Stated task:
Starting at the top of the listing, extract every line up to and including the one with "a_tfh_c = [1.9, 10.9, 21.4, 32.4, 36.2, 104.7, 118.4]". Pictures stay out of the copy.

Given information:
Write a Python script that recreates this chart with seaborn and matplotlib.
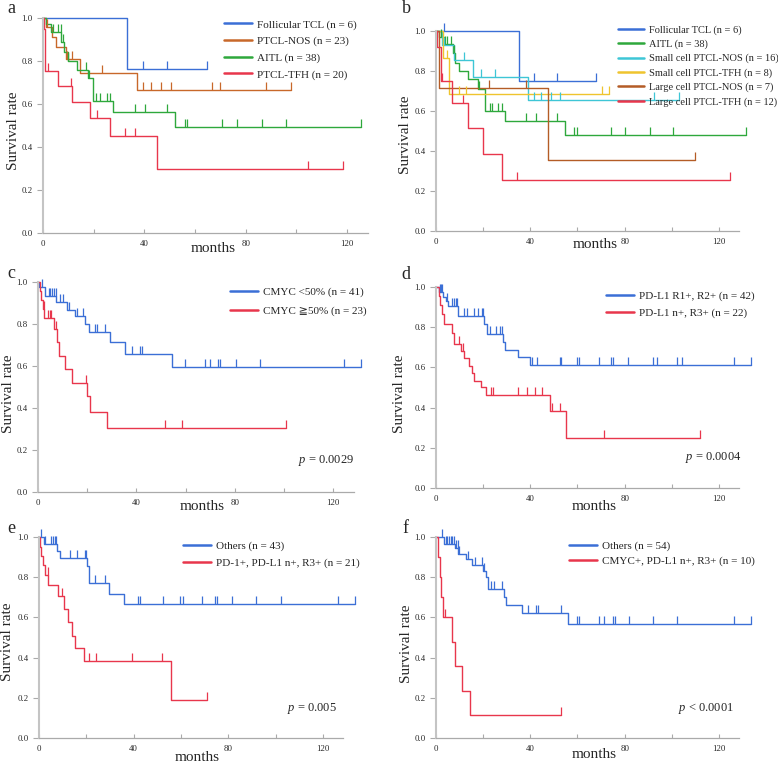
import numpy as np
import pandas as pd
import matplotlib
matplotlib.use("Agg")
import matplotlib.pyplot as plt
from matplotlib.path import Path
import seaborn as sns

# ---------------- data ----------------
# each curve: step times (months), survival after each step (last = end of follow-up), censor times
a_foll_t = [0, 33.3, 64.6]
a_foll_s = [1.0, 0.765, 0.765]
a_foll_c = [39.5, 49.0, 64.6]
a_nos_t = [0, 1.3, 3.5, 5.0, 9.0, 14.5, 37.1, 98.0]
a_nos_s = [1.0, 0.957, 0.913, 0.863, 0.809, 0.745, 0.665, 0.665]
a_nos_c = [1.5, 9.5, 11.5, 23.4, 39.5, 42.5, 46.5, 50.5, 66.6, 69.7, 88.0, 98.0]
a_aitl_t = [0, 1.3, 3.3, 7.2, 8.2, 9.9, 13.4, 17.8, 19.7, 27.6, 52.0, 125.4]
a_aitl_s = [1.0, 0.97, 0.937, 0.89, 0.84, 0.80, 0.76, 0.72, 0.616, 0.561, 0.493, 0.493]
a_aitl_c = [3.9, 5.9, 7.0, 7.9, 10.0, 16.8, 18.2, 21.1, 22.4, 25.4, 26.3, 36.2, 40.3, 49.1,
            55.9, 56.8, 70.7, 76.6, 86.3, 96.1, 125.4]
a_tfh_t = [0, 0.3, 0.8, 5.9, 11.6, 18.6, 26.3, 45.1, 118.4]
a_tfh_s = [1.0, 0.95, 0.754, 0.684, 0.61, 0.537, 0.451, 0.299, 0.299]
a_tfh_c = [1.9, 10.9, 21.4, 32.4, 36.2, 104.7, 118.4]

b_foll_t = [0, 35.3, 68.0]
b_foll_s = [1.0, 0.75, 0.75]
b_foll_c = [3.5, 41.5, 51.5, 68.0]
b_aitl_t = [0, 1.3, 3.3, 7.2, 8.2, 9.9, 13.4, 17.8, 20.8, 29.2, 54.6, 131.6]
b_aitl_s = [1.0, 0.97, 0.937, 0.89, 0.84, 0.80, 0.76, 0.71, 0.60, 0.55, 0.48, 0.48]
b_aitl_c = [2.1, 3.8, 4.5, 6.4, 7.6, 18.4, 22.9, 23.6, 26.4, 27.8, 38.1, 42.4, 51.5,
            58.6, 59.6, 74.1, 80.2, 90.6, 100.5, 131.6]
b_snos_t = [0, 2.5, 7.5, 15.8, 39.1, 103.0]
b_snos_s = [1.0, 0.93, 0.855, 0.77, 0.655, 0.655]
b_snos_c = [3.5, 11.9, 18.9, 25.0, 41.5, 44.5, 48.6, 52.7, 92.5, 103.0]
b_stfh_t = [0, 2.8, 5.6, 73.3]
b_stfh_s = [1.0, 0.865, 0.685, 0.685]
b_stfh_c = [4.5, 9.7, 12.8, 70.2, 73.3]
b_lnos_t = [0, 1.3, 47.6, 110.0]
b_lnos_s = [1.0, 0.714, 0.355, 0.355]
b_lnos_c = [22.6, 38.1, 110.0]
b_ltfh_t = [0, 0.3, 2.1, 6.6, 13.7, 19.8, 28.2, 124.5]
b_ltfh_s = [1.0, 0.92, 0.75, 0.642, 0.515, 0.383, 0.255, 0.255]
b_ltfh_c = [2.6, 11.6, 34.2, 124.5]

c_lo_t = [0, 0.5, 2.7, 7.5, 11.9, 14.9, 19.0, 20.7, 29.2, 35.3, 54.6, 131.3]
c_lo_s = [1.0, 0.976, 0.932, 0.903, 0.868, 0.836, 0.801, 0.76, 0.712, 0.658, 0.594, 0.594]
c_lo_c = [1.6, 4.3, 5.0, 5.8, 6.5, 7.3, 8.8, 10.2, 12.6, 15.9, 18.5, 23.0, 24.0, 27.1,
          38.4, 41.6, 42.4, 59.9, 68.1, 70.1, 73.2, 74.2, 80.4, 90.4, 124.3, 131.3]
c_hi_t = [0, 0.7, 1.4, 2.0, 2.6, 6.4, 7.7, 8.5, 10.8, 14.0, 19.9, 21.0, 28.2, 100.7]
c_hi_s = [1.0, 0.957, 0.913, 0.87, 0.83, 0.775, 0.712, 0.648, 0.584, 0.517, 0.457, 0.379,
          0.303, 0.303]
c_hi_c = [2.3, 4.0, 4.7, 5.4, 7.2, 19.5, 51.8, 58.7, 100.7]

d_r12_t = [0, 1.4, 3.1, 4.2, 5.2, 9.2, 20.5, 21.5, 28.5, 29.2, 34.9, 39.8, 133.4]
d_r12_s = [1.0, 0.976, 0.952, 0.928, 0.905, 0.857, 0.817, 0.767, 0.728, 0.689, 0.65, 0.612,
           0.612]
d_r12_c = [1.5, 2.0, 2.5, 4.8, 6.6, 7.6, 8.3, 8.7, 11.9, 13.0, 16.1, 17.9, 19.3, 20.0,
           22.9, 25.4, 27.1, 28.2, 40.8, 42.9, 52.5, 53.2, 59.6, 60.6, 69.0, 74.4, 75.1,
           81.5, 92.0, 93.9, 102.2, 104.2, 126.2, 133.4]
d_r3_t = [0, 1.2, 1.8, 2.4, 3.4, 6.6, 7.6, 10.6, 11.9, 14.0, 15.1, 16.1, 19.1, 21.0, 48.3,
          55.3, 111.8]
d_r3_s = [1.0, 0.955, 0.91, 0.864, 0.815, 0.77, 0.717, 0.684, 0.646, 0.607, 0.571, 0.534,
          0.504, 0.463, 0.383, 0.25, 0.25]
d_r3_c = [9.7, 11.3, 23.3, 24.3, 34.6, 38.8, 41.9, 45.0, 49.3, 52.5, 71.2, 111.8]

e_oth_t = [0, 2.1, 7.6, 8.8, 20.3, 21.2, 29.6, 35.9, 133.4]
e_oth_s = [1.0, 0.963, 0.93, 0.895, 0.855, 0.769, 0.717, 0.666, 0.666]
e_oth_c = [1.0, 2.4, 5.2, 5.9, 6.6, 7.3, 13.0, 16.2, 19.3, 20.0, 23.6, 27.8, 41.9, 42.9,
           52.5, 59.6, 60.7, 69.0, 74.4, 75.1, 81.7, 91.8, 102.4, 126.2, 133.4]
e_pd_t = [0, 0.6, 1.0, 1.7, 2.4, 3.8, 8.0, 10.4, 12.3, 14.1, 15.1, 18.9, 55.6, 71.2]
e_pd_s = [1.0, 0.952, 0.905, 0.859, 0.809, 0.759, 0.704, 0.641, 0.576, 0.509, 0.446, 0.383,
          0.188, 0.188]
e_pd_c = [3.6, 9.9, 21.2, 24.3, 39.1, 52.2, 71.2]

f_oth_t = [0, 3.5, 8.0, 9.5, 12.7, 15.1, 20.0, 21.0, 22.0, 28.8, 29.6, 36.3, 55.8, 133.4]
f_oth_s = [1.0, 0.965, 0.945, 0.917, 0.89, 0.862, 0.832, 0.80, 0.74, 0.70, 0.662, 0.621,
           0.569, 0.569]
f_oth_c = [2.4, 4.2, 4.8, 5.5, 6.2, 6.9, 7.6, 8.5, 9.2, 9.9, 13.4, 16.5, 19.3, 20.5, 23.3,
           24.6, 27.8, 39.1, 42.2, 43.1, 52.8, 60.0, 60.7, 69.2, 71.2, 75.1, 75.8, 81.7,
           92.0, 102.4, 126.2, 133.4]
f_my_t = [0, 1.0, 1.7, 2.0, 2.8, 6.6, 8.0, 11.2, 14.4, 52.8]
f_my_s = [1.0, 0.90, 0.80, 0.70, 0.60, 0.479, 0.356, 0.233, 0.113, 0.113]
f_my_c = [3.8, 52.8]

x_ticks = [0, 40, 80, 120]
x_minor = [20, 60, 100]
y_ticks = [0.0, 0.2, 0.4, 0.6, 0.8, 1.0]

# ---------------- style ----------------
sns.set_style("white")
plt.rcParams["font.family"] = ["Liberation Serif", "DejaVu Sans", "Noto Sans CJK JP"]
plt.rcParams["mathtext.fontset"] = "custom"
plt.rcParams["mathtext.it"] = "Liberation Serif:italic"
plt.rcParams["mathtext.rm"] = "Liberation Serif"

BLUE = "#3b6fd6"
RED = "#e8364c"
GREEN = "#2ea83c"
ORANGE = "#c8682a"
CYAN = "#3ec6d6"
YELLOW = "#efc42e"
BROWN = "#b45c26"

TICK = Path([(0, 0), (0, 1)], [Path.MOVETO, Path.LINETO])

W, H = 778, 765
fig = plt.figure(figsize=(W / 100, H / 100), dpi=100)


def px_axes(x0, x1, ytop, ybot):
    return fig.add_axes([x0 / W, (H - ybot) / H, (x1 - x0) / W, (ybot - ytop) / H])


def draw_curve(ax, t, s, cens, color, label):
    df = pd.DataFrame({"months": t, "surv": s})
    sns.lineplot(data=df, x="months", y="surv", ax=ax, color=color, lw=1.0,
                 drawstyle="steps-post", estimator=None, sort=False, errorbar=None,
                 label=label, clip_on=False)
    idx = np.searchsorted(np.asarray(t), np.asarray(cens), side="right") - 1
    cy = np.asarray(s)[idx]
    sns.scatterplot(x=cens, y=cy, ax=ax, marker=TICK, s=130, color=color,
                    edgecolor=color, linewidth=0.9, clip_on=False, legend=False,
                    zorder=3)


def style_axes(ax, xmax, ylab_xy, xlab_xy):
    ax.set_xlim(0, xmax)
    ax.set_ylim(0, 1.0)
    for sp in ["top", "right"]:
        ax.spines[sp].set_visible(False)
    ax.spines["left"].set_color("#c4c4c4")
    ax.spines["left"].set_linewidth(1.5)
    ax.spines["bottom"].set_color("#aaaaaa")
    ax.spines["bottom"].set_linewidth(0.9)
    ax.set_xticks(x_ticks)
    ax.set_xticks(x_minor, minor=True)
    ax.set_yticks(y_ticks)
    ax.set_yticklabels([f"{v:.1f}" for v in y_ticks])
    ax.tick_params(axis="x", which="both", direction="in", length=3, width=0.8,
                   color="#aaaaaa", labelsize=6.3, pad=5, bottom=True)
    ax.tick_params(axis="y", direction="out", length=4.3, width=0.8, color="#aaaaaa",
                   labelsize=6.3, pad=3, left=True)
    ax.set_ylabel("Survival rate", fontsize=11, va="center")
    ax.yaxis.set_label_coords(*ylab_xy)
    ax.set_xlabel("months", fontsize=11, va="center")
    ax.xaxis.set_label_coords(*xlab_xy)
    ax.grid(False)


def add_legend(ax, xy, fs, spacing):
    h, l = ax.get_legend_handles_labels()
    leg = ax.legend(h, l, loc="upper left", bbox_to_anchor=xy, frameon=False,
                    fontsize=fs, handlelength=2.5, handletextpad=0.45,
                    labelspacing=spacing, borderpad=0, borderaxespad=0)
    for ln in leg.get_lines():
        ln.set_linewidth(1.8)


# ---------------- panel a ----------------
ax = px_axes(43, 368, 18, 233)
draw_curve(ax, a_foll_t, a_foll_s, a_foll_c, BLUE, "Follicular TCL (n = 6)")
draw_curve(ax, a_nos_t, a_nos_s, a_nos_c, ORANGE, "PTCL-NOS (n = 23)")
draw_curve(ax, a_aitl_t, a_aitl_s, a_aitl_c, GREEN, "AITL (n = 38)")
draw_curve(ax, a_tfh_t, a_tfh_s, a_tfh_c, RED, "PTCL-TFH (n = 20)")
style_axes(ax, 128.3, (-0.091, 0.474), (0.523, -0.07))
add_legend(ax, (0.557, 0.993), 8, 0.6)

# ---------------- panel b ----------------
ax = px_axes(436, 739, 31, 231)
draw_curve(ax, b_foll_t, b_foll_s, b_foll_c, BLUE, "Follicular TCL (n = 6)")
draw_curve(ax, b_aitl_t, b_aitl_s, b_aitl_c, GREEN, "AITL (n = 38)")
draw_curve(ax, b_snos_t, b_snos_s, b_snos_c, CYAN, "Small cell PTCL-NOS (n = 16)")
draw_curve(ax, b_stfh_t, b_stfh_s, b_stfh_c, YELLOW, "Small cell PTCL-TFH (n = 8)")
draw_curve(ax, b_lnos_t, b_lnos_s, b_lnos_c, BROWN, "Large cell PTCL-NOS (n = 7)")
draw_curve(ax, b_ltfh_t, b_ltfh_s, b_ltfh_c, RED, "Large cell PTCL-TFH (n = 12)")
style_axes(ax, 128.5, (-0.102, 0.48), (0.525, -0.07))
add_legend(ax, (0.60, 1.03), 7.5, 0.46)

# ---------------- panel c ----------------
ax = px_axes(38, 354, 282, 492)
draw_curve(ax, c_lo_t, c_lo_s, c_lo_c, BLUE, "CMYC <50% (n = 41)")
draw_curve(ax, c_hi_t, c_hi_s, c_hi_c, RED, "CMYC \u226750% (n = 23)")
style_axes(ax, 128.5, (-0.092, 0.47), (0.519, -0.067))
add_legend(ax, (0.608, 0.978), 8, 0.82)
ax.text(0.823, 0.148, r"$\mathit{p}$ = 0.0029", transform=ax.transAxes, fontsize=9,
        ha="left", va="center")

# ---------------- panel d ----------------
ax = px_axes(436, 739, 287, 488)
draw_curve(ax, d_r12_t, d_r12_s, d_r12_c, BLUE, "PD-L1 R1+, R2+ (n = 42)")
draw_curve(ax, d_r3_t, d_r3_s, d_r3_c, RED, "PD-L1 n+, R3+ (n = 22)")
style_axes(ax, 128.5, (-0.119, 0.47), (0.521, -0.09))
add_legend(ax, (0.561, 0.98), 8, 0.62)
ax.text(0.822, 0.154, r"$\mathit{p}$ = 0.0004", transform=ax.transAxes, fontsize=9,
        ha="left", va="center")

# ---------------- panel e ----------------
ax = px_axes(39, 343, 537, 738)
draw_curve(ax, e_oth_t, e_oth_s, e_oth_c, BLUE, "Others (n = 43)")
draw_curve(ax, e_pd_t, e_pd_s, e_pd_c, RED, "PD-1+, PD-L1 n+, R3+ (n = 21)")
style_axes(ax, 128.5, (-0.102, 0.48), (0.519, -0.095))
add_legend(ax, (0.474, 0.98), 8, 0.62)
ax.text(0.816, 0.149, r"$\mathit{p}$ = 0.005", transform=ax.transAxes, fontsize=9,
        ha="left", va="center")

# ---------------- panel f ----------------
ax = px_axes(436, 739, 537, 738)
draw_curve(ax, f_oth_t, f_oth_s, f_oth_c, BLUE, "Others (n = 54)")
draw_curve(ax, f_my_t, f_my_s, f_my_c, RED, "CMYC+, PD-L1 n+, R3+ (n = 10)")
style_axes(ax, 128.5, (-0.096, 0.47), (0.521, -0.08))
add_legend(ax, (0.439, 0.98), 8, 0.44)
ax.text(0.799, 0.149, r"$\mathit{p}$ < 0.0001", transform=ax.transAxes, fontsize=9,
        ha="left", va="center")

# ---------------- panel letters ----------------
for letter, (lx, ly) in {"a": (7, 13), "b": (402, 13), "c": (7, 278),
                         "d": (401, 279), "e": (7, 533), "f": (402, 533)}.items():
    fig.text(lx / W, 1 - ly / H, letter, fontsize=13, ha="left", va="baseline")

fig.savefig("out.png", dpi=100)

Solution for this exercise:
Write a Python script that recreates this chart with seaborn and matplotlib.
import numpy as np
import pandas as pd
import matplotlib
matplotlib.use("Agg")
import matplotlib.pyplot as plt
from matplotlib.path import Path
import seaborn as sns

# ---------------- data ----------------
# each curve: step times (months), survival after each step (last = end of follow-up), censor times
a_foll_t = [0, 33.3, 64.6]
a_foll_s = [1.0, 0.765, 0.765]
a_foll_c = [39.5, 49.0, 64.6]
a_nos_t = [0, 1.3, 3.5, 5.0, 9.0, 14.5, 37.1, 98.0]
a_nos_s = [1.0, 0.957, 0.913, 0.863, 0.809, 0.745, 0.665, 0.665]
a_nos_c = [1.5, 9.5, 11.5, 23.4, 39.5, 42.5, 46.5, 50.5, 66.6, 69.7, 88.0, 98.0]
a_aitl_t = [0, 1.3, 3.3, 7.2, 8.2, 9.9, 13.4, 17.8, 19.7, 27.6, 52.0, 125.4]
a_aitl_s = [1.0, 0.97, 0.937, 0.89, 0.84, 0.80, 0.76, 0.72, 0.616, 0.561, 0.493, 0.493]
a_aitl_c = [3.9, 5.9, 7.0, 7.9, 10.0, 16.8, 18.2, 21.1, 22.4, 25.4, 26.3, 36.2, 40.3, 49.1,
            55.9, 56.8, 70.7, 76.6, 86.3, 96.1, 125.4]
a_tfh_t = [0, 0.3, 0.8, 5.9, 11.6, 18.6, 26.3, 45.1, 118.4]
a_tfh_s = [1.0, 0.95, 0.754, 0.684, 0.61, 0.537, 0.451, 0.299, 0.299]
a_tfh_c = [1.9, 10.9, 21.4, 32.4, 36.2, 104.7, 118.4]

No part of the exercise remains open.